In nearly every way — crime rates included — Englewood does not fit the standard definition of a Whole Foods market. And yet the high-end grocer announced this week plans to open a store there in 2016 on the northwest corner of this sparse intersection:
The proposal is not entirely novel. Whole Foods moved into the unlikely market of Detroit earlier this year just as many companies and residents were moving out. Some critics viewed that midtown store as the ultimate marker of gentrification in a city awkwardly occupied by both the down-and-out and the urban adventurer. In Englewood, however, there are no gentrifiers in sight. This store is actually targeting a kind of community that the brand has never served before.
The idea raises some fascinating questions: Exactly how will this work? Can a regular Whole Foods habit really be affordable to one of the lowest-income communities in the city? How much will Whole Foods have to modify its typical business model to work here? Will it even be profitable for them to try to do that? And a question surely on Whole Foods’ mind: Can a project like this begin to dislodge the widely held perception that Whole Foods is a grocery store for people who obsessively check natural ingredient lists but not price tags?
The project will pit two very savvy groups on opposite sides of the cash register: Whole Foods certainly knows how to make money. And no one knows the value of a dollar quite like the poor.

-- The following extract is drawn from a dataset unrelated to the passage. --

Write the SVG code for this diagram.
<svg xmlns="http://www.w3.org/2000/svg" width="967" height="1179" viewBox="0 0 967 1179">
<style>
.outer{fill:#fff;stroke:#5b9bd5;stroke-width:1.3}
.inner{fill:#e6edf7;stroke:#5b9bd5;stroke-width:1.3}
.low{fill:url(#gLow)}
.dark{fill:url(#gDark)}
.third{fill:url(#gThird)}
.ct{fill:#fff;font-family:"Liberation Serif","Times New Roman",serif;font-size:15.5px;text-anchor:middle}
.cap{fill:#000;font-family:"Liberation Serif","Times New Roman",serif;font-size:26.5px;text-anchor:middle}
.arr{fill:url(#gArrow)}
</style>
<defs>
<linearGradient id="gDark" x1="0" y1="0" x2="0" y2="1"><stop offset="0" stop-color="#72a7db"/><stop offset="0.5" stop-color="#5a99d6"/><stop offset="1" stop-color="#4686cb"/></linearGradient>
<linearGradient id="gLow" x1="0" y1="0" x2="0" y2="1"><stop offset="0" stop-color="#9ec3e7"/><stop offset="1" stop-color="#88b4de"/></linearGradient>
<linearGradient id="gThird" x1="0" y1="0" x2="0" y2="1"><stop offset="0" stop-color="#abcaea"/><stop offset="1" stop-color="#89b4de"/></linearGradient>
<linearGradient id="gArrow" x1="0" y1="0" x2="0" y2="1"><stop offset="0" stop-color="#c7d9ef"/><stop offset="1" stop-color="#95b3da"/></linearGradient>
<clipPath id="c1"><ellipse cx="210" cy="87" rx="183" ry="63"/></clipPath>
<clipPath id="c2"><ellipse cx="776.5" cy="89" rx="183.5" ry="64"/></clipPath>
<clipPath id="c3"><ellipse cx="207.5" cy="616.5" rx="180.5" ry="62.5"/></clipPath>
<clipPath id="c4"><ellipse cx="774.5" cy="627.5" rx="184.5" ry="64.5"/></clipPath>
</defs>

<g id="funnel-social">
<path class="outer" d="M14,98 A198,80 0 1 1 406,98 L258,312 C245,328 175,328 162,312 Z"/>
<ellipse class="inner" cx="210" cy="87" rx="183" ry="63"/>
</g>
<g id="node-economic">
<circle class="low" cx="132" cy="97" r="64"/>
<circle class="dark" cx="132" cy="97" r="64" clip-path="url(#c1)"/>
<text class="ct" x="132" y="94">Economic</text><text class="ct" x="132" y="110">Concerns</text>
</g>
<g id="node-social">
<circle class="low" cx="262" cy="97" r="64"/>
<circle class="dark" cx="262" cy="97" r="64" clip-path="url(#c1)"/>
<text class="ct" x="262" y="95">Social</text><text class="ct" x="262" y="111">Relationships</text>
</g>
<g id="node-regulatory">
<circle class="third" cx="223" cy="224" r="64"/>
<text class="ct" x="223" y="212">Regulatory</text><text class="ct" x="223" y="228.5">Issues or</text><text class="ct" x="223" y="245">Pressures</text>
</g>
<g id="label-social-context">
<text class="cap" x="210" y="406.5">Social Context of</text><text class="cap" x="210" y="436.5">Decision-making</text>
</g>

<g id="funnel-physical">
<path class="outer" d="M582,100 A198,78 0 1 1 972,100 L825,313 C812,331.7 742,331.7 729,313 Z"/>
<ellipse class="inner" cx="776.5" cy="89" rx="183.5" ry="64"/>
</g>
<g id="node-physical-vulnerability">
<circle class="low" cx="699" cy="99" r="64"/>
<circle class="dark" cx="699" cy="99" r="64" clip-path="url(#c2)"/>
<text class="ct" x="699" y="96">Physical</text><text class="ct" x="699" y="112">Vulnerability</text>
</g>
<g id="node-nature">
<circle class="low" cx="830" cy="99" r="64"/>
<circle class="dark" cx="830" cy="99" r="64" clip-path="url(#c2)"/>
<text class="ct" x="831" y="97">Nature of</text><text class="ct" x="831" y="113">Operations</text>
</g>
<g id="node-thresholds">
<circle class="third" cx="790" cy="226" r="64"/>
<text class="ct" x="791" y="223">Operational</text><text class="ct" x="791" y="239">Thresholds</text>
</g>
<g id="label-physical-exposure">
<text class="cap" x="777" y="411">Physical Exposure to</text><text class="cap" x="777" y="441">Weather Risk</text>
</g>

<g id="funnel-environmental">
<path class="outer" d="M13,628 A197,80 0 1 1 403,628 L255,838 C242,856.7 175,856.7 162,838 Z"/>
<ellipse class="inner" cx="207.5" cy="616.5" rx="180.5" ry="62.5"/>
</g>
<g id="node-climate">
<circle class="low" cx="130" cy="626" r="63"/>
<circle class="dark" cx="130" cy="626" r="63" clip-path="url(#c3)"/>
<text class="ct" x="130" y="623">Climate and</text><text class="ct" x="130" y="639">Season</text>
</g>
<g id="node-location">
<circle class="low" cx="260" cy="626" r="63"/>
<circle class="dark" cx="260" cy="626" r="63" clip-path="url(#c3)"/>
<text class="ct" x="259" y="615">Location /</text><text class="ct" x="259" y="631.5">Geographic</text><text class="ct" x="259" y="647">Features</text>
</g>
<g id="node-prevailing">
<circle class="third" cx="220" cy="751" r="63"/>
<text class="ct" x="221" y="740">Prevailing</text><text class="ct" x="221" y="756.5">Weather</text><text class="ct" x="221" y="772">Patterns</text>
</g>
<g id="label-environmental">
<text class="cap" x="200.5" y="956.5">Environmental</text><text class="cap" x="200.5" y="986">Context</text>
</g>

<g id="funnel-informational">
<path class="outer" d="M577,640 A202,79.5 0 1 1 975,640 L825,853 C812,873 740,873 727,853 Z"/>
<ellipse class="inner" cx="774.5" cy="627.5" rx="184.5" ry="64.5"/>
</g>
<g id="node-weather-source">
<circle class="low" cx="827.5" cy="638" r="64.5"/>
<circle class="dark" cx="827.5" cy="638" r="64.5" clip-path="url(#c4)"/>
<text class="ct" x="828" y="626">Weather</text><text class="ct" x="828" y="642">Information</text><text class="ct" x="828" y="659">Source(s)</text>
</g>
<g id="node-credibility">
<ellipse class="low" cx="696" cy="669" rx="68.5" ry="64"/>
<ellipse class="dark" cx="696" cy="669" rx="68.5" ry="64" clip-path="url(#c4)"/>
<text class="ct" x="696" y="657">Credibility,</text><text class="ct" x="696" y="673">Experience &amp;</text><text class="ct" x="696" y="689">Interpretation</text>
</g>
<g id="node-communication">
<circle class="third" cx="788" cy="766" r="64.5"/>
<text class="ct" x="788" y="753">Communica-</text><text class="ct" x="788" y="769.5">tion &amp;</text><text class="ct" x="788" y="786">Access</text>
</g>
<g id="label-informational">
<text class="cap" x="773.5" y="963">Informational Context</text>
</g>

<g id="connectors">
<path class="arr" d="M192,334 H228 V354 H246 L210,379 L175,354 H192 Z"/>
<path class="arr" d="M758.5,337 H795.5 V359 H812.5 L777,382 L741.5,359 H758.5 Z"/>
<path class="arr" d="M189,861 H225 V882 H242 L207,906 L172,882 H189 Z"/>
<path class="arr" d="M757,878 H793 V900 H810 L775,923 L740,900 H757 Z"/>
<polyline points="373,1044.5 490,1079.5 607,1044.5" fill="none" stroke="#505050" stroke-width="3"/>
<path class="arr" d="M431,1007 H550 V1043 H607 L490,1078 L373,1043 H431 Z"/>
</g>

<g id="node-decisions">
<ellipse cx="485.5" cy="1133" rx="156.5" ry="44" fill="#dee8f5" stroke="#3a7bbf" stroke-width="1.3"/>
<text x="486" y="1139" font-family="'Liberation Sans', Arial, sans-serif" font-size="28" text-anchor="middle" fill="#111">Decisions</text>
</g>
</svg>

The city spent what Mayor Rahm Emanuel described this week as 14 months wooing the company to move in to anchor what it hopes will ultimately become a 13-acre development (the Chicago Tribune tartly noted that the announcement came this week just after the newspaper ran a story critical of the mayor’s unfulfilled promises to eradicate the city’s food deserts). The project looks likely to receive some tax increment financing from the city.
But back to the biggest question: Seriously, will this Whole Foods be affordable? How’s that possible?

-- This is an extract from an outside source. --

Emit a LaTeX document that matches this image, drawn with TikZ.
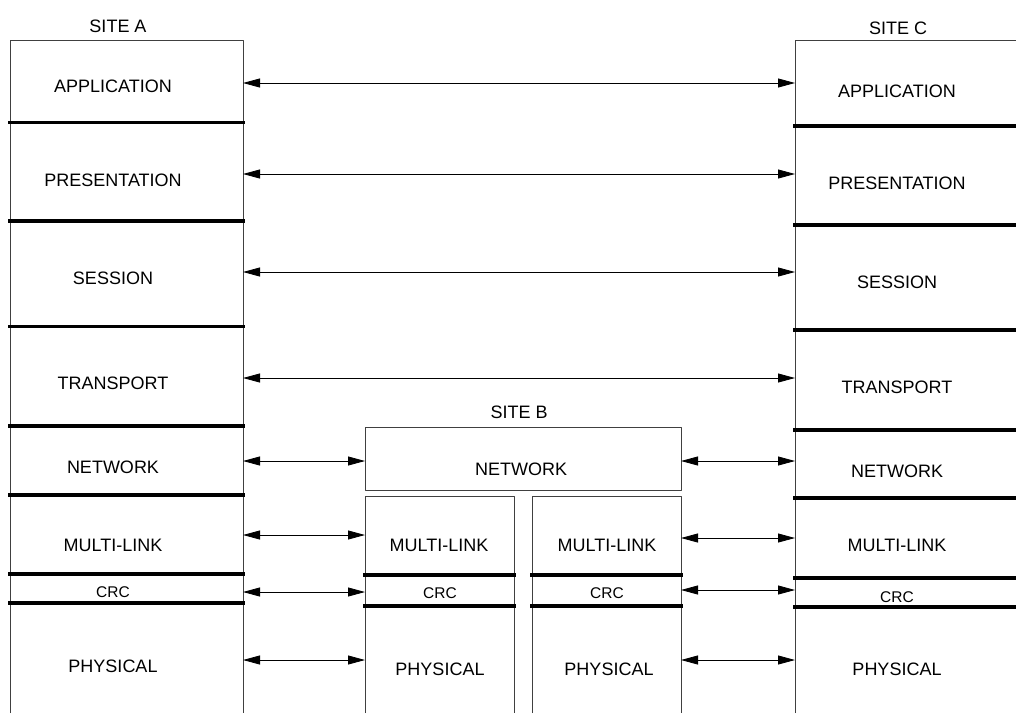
\documentclass[tikz,border=0pt]{standalone}
\usepackage{fontspec}
\setmainfont{Liberation Sans}
\usetikzlibrary{arrows.meta}

\begin{document}
\begin{tikzpicture}[
  x=1pt,
  y=-1pt,
  line join=round,
  box/.style={draw=black!75, line width=1pt},
  sep/.style={line width=3.7pt},
  link/.style={line width=0.8pt,
    {Triangle[length=17pt,width=9pt]}-{Triangle[length=17pt,width=9pt]}},
  lbl/.style={font=\fontsize{18}{20}\selectfont, inner sep=0pt},
  lblsmall/.style={font=\fontsize{15.5}{17}\selectfont, inner sep=0pt}
]
\useasboundingbox (0,0) rectangle (1016,713);

% ---------- parameters ----------
\def\Ax{10}     % site A left edge
\def\Ar{243}    % site A right edge
\def\Cx{795}    % site C left edge
\def\Bl{365}    % site B left edge
\def\Br{681}    % site B right edge

% ---------- site A ----------
\draw[box] (\Ax,713) -- (\Ax,40.5) -- (\Ar,40.5) -- (\Ar,713);
\foreach \y in {122.5,221,326.5,426,495,574,603}
  \draw[sep] (\Ax-2,\y) -- (\Ar+2,\y);

\node[lbl] (siteA) at (118,26) {SITE A};
\foreach \n/\y/\t in {
  app/86/APPLICATION,
  pres/180/PRESENTATION,
  sess/278/SESSION,
  trans/383/TRANSPORT,
  net/467/NETWORK,
  ml/545/MULTI-LINK,
  phy/666/PHYSICAL
}{
  \node[lbl] (\n A) at (113,\y) {\t};
}
\node[lblsmall] (crcA) at (113,592) {CRC};

% ---------- site C ----------
\draw[box] (\Cx,713) -- (\Cx,40.5) -- (1016,40.5);
\foreach \y in {126,225,330,430,498,578,607}
  \draw[sep] (\Cx-2,\y) -- (1016,\y);

\node[lbl] (siteC) at (898,28) {SITE C};
\foreach \n/\y/\t in {
  app/91/APPLICATION,
  pres/183/PRESENTATION,
  sess/282/SESSION,
  trans/387/TRANSPORT,
  net/471/NETWORK,
  ml/545/MULTI-LINK,
  phy/669/PHYSICAL
}{
  \node[lbl] (\n C) at (897,\y) {\t};
}
\node[lblsmall] (crcC) at (897,597) {CRC};

% ---------- site B ----------
\draw[box] (\Bl,427) rectangle (\Br,490);
\draw[box] (\Bl,713) -- (\Bl,496) -- (514,496) -- (514,713);
\draw[box] (532,713) -- (532,496) -- (\Br,496) -- (\Br,713);
\foreach \y in {575,606}{
  \draw[sep] (\Bl-2,\y) -- (516,\y);
  \draw[sep] (530,\y) -- (\Br+2,\y);
}

\node[lbl] (siteB) at (519,412) {SITE B};
\node[lbl] (netB) at (521,469) {NETWORK};
\node[lbl] (mlB1) at (439,545) {MULTI-LINK};
\node[lbl] (mlB2) at (607,545) {MULTI-LINK};
\node[lblsmall] (crcB1) at (440,593) {CRC};
\node[lblsmall] (crcB2) at (607,593) {CRC};
\node[lbl] (phyB1) at (440,669) {PHYSICAL};
\node[lbl] (phyB2) at (609,669) {PHYSICAL};

% ---------- peer links ----------
\foreach \n/\y in {app/83, pres/174, sess/272, trans/378}{
  \coordinate (\n L) at (\Ar,\y);
  \coordinate (\n R) at (\Cx,\y);
  \draw[link] (\n L) -- (\n R);
}

\foreach \n/\yl/\yr in {net/461/461, ml/535/538, crc/592/590, phy/660/660}{
  \coordinate (\n AB) at (\Ar,\yl);
  \coordinate (\n BA) at (\Bl,\yl);
  \coordinate (\n BC) at (\Br,\yr);
  \coordinate (\n CB) at (\Cx,\yr);
  \draw[link] (\n AB) -- (\n BA);
  \draw[link] (\n BC) -- (\n CB);
}

\end{tikzpicture}
\end{document}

“They believe it’s a myth that to eat healthy has to be very expensive,” says Tom Alexander, a deputy director of communications in Emanuel’s office. The company has already suggested a few ways it may tweak its brand at this location, by for instance more heavily relying on its in-house 365 line of products, and by selling more food in bulk that will allow the store to make up in volume what it loses in lower price points. Alexander says that the store also plans to price fruits and vegetables individually, instead of by the pound, to help shoppers ensure they understand exactly what they’re paying.
Whole Foods is promising extensive shopper and cooking education (one of the benefits of that otherwise empty intersection is that a community college is located across the street with a culinary institute). And the store is promising over the next three years to talk with the community about what it wants.
“That being said,” Alexander says, “it is a Whole Foods market, it is a legitimate store, it is a for-profit store. And so they are focused on pricing their food so they can get business and be successful.”
Popular perceptions of food deserts run both directions between communities that go unserved and the stores that don’t serve them. One stereotype may say that healthy food can’t be affordable. But another says that neighborhoods like these can’t be profitable to major grocery chains. Why else would the city — any city — have to exert so much effort coaxing full-service grocers into markets where none already exist?
It will be very interesting to see what happens next in Englewood. None of the Whole Foods I have ever been in — heavy on the $15 floral arrangements and cured meats — will work there. Maybe they spend less money offering free samples of fancy cheese? Maybe the prepared food section emphasizes no-frills dinners over sushi rolls? If Whole Foods does that, some people may equally criticize it for offering a substandard imitation of its flagship stores. But if big-box Target can wedge itself into urban neighborhoods, maybe Whole Foods can do the same with an entirely different income bracket.